Rising prices are taking center stage in urban politics, affecting election outcomes and pointing to a growing trend in city governance. Mamdani’s upset in New York is already sending ripples across the country, giving a boost to candidates with progressive or democratic-socialist platforms.

In Minneapolis, state senator Omar Fateh, a progressive Democrat and longtime advocate for renter protections, is running for mayor on a platform focused on affordable housing and expanded public services. In Seattle, activist Katie Wilson, also aligned with the city’s progressive wing, is challenging incumbent Bruce Harrell, centering her campaign on housing, public transit, and the broader cost-of-living crunch.

And this trend isn’t just an American story: rising urban costs showing up in political trends worldwide.
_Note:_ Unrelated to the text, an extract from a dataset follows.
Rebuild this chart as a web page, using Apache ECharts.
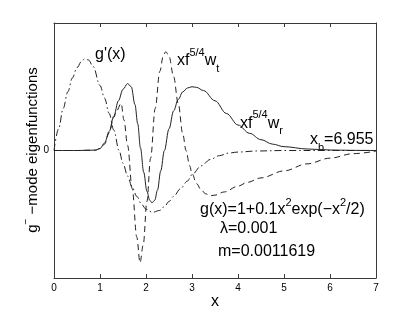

Consider Vienna, Austria. Mayor Michael Ludwig, a Social Democrat, has been at the helm since 2018, reinforcing the city’s storied social-housing tradition (which the New York Times called a “renter’s utopia”). Roughly 60 percent of residents live in subsidized or publicly owned apartments, while the city continues to invest heavily in childcare and energy-efficient infrastructure. The result is a model of urban living where the cost of everyday life is more manageable.

Copenhagen, Denmark, under Mayor Sophie Hæstorp Andersen of the Social Democrats since 2021, similarly emphasizes public housing, affordable early childhood education, and green-energy initiatives to keep city life manageable. And in Barcelona, Spain, Mayor Ada Colau of the leftist Barcelona en Comú party has led since 2015, expanding affordable housing, rent controls, and social services.

The economy of the city is pretty much the politics of the city: Zohranomics is essentially urbanomics: the politics of affordability, writ large across city streets. In expensive urban areas, the numbers aren’t abstract; they’re votes. And as the pressures of urban life mount, politics increasingly follows the bottom line.